A second -- and much more devastatingly specific -- setback for England arrived in 1953. The Hungarians came to London and toyed with England in a 6-3 win. Even that made no impression. Just “a bad day” was the feeling, and the return game, coming up in Hungary, would show who was who when it came to soccer. So England went to Budapest in 1954 and was torn to shreds. Hungary 7 England 1.
This time England did produce a worthy response. It took 12 years, but in 1966 England won the World Cup, apparently cementing its claim as the best. Far from it. This was not the beginning of English dominance. Over 50 years of futility followed. England’s World Cup performances in particular invited scorn and derision. England joined Mexico as a team that simply never pulled its weight. A team to be made fun of.
Mexico was mocked because it had never amounted to anything. England suffered the anguish of a fallen power, once almighty, now a laughingstock. Until now, when it seems possible that things are changing. One hesitates to play the soothsayer: far too many tales of future English soccer glory lie tattered in the dust.
But last year was a remarkable one for England at the youth level. Both the U-17 and the U-20 World Cups were won. England had never won either before. I watched the games with interest and became convinced (convinced myself?) that I was seeing something different. England playing a more skillful, more intelligent, less slam-bang game than we were used to. Even with touches of much needed artistry.
Where was this coming from? Well, the obvious difference from most of the previous 50 years was that the England youth teams were now coached at the St. George’s center, by young coaches who were part of the FA coaching staff. Coaches who were anything but well-known, certainly not famous ex-players: the U-17s by Steve Cooper and the U-20s by Paul Simpson. I doubt those names rings any bells.
Something similar seems to have happened with the men’s national team. The current coach, Gareth Southgate, had a solid but unspectacular playing career (including 57 caps for England).
Three not particularly successful years as coach at Middlesbrough followed, until he was fired in 2009. Southgate joined the FA’s coaching staff in 2011, becoming coach of the U-21 team in 2013. When England coach Sam Allardyce, after only 67 days in charge, was fired in 2016, Southgate became the team’s interim coach before being confirmed as its permanent coach in November 2016.
This was virtually an admission that the policy of the previous decade -- hiring the very costly foreign celebrity coaches Sven-Goran Eriksson and Fabio Capello -- had been a mistaken approach. The long-sought and much-delayed quest for England’s lost glory -- glory that had been mostly imaginary -- was now in the hands of someone with decidedly minimal coaching experience.
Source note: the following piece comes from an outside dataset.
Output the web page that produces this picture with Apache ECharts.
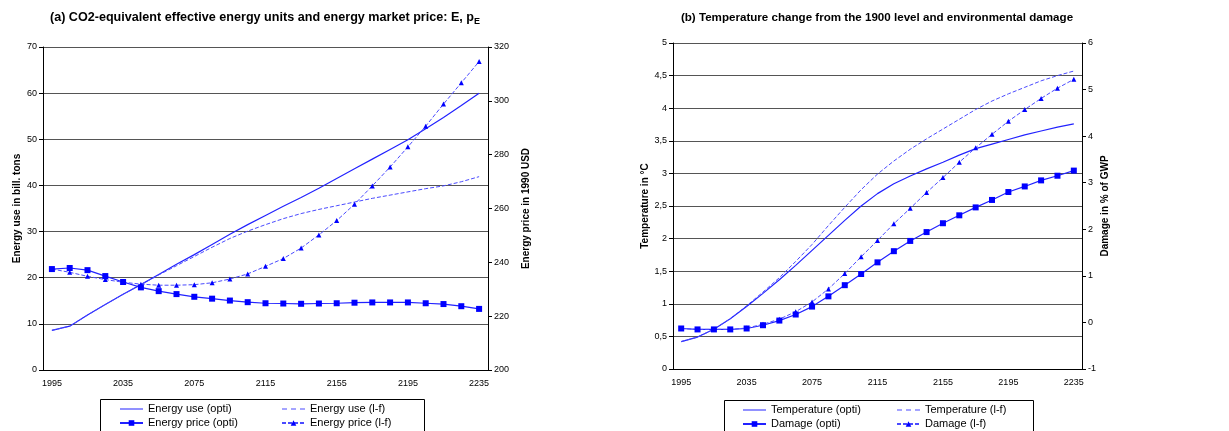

Without any spectacular results, Southgate qualified England for Russia, where the team has performed well. Against far-from-fearsome opponents it must be said, but the significant thing is that -- as with the youth teams -- a more mature, a more modern approach to the sport can be identified.
The parallels with the successful youth coaches are striking. Like Cooper and Simpson, Southgate was largely a product of St. George’s, the “national football centre” opened in 2012. And like them, his coaching experience was mostly acquired there.
Those other glory seekers, Mexico, met its biggest World Cup challenge so far by beating Germany 10 days ago. For England the first big test comes Thursday against the formidable Belgians.
Mexico has - with considerable help from South Korea - moved into the second round, and England will follow. This is valuable success, but my feeling is that success cannot be sustained unless it contains two absolutely vital elements. One of them is psychological, and is therefore not soccer-specific: confidence in oneself, in one’s team, the belief that victory is always possible. The other is all about soccer: the matter of playing style.
Here we have Mexico which has always been blessed with a skillful style, has always had highly talented ball-players. What Mexico has lacked has been confidence. Some 10 years back I discussed this with Javier Aguirre, then the Mexican national coach. Yes, he agreed, “We have a fear ... but not of losing. We are afraid of winning.”
Players who feel they are not worthy of winning, who are afraid of the pressure and responsibilities that come with winning, are not likely to win games, especially big games. But big changes have come about in the past decade. Ten years ago it was rare to find a Mexican player playing outside Mexico. Today, on Coach Juan Carlos Osorio’s 23-man World Cup roster, 13 are with European clubs, three play in the USA with MLS clubs.
Mexico can now call on players with plenty of experience in top European leagues. The psychological problem is waning.
For England, there has never been a noticeable lack of confidence -- if anything, there has been overconfidence, leading to complacency. England’s problem has been its mulish devotion to a rather rustic style. We have had regular false dawns announcing the emergence (reemergence, if you like) of England as a soccer power. Maybe this is another one ... but this time there is some evidence of changes on the field of play. The younger players seem to be more composed when in possession of the ball. The shining light is surely Tottenham’s 22-year-old midfielder Dele Alli -- who could go on to become England’s first really world class talent in many a year.
Evidently, soccer is offering us a tradeoff: A World Cup without Italy, the Netherlands, Chile and the USA. But a World Cup that sees Mexico and England assuming positions of importance in the world soccer hierarchy.